The ids of the objects in this test archive (contents, directories, revisions, ...)
will then be provided as tests input in order to retrieve their associated data
from the in-memory storages. Proceeding like this will allow us to remove a
lot of mocks in the tests implementation.

Related T1271

Diff Detail

Repository
rDWAPPS Web applications
Lint
Automatic diff as part of commit; lint not applicable.
Unit
Automatic diff as part of commit; unit tests not applicable.

Event Timeline

anlambert created this revision.Dec 14 2018, 6:15 PM
vlorentz requested changes to this revision.Dec 14 2018, 6:57 PM
vlorentz added a subscriber: vlorentz.

The two zips you add are about 200KB in size. Could you find smaller ones?

swh/web/tests/data.py
156

storage is an instance of swh.storage.in_memory.Storage, it shouldn't be in a config dict.

157

That's a pretty tricky side-effect. It should be documented and explained, both here and in swh.web.common.service.

199–223

This can be factorized:

indexers = {}
for idx_name, idx_class in (('mimetype', _MimetypeIndexer), ('language',_LanguageIndexer), ('license', _FossologyLicenseIndexer), ('ctags', _CtagsIndexer)):
    idx = idx_class()
    idx.storage = storage
    idx.objstorage = storage.objstorage
    idx.idx_storage = idx_storage
    indexers[idx_name] = idx

Then use **indexers in the returned dict

This revision now requires changes to proceed.Dec 14 2018, 6:57 PM

The two zips you add are about 200KB in size.

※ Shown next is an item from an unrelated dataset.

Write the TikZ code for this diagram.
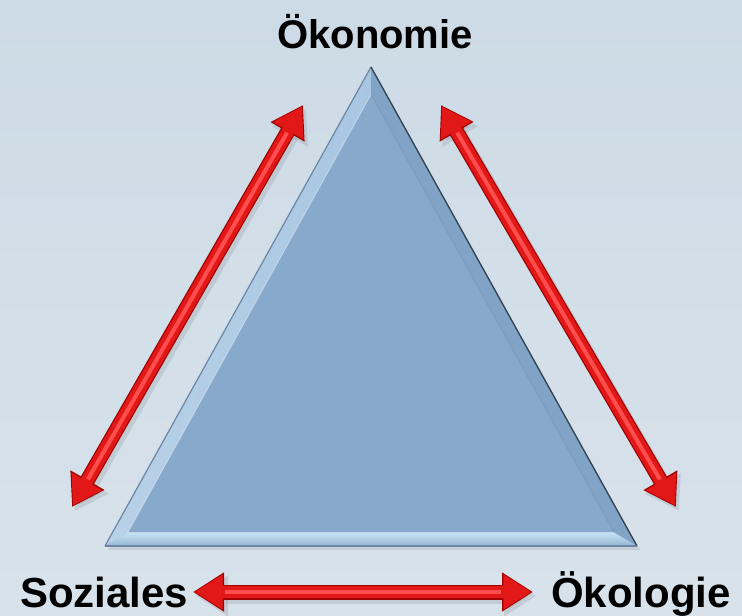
\documentclass[tikz,border=0pt]{standalone}
\usepackage{fontspec}
\setmainfont{Liberation Sans}
\usetikzlibrary{arrows.meta,calc}

\definecolor{bgtop}{RGB}{205,219,230}
\definecolor{bgbot}{RGB}{216,226,235}
\definecolor{face}{RGB}{135,169,204}
\definecolor{bevleft}{RGB}{168,198,226}
\definecolor{bevright}{RGB}{128,163,198}
\definecolor{bevlow}{RGB}{196,226,246}
\definecolor{bevlowdark}{RGB}{150,182,210}
\definecolor{edgedark}{RGB}{50,64,80}
\definecolor{edgesoft}{RGB}{105,135,165}
\definecolor{arrdark}{RGB}{160,0,0}
\definecolor{arrmid}{RGB}{226,24,24}
\definecolor{arrlight}{RGB}{255,78,78}

\tikzset{
  x=1pt, y=-1pt,
  caption/.style={font=\bfseries\fontsize{42}{48}\selectfont, inner sep=0pt},
  arrshadow/.style={line width=16pt, draw=black, opacity=0.09,
    {Triangle[length=32pt,width=39pt]}-{Triangle[length=32pt,width=39pt]}},
  arrrim/.style={line width=15pt, draw=arrdark,
    {Triangle[length=31pt,width=37pt]}-{Triangle[length=31pt,width=37pt]}},
  arrbody/.style={line width=12.5pt, draw=arrmid, shorten <=1.6pt, shorten >=1.6pt,
    {Triangle[length=28pt,width=33pt]}-{Triangle[length=28pt,width=33pt]}},
  arrshine/.style={line width=4pt, draw=arrlight, shorten <=32pt, shorten >=32pt},
}

\begin{document}
\begin{tikzpicture}
  % background
  \shade[top color=bgtop, bottom color=bgbot] (0,0) rectangle (742,616);
  \useasboundingbox (0,0) rectangle (742,616);

  % triangle corners, incentre and inner (bevel) corners
  \coordinate (A) at (371,67);
  \coordinate (B) at (105,546);
  \coordinate (C) at (637,546);
  \coordinate (I) at (371,389.5);
  \coordinate (a) at ($(I)!0.915!(A)$);
  \coordinate (b) at ($(I)!0.915!(B)$);
  \coordinate (c) at ($(I)!0.915!(C)$);

  % soft shadow of the triangle
  \fill[black, opacity=0.08] ($(A)+(3,4)$) -- ($(B)+(3,4)$) -- ($(C)+(3,4)$) -- cycle;

  % face and bevels
  \fill[face] (A) -- (B) -- (C) -- cycle;
  \shade[left color=bevleft!80!white, right color=bevleft] (A) -- (B) -- (b) -- (a) -- cycle;
  \fill[bevright] (A) -- (C) -- (c) -- (a) -- cycle;
  \shade[top color=bevlow, bottom color=bevlowdark] (B) -- (C) -- (c) -- (b) -- cycle;
  \draw[white, opacity=0.35, line width=1pt] (a) -- (b) -- (c);
  \draw[face!85!black, opacity=0.5, line width=0.8pt] (a) -- (c);

  % outer edges
  \draw[edgesoft, line width=1.2pt, line join=round] (B) -- (A);
  \draw[edgedark, line width=1.3pt, line join=round] (A) -- (C);
  \draw[edgesoft, line width=1.2pt] (B) -- (C);

  % captions
  \node[caption, font=\bfseries\fontsize{40}{46}\selectfont, anchor=base] (oeko) at (375,48) {Ökonomie};
  \node[caption, anchor=base west] (soz) at (20,607) {Soziales};
  \node[caption, anchor=base east] (umw) at (731,607) {Ökologie};

  % arrow end points
  \coordinate (l1) at (303,105);
  \coordinate (l2) at (72,507);
  \coordinate (r1) at (441,105);
  \coordinate (r2) at (676,507);
  \coordinate (b1) at (193,592);
  \coordinate (b2) at (533,592);

  % double arrows
  \foreach \p/\q in {l1/l2, r1/r2, b1/b2}{
    \draw[arrshadow] ($(\p)+(3,4)$) -- ($(\q)+(3,4)$);
    \draw[arrrim] (\p) -- (\q);
    \draw[arrbody] (\p) -- (\q);
    \draw[arrshine] (\p) -- (\q);
  }
\end{tikzpicture}
\end{document}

Could you find smaller ones?

That's not really big either ... Those repos enables me to capture a lot of test cases (notably ctags, releases, non linear revision history)
so I would prefer to continue using them.

That sounds pretty neat for the next steps!
\m/

swh/web/tests/data.py
157

That's the only way to share the in-memory storage consistently i think.
So yes, explaining why we do that would be great.

vlorentz added inline comments.Dec 15 2018, 10:20 AM
swh/web/tests/data.py
157

That's the only way to share the in-memory storage consistently i think.

You can use unittest.mock.patch('swh.storage.in_memory.Storage'): https://forge.softwareheritage.org/source/swh-indexer/browse/master/swh/indexer/tests/test_origin_metadata.py$98

anlambert retitled this revision from swh-web: Add module to generate relevant data as tests input to Add module to generate relevant data as tests input.Dec 17 2018, 10:42 AM
anlambert marked 3 inline comments as done.Dec 17 2018, 11:17 AM
anlambert added inline comments.
swh/web/tests/data.py
157

The idea here is to patch globally the storage instances in order to avoid using decorators in all tests to do so.

But I agree this operation should not be performed in that module, who should only be dedicated to the generation
of tests data. I will move it to the swh.web.tests.testcase module.

199–223

Indeed, thanks.

anlambert updated this revision to Diff 2669.Dec 17 2018, 4:34 PM

Update:

  • address vlorentz comments
  • move storage patching out of this module
  • bump swh-loader-git version
vlorentz accepted this revision.Dec 17 2018, 5:02 PM
This revision is now accepted and ready to land.Dec 17 2018, 5:02 PM
This revision was automatically updated to reflect the committed changes.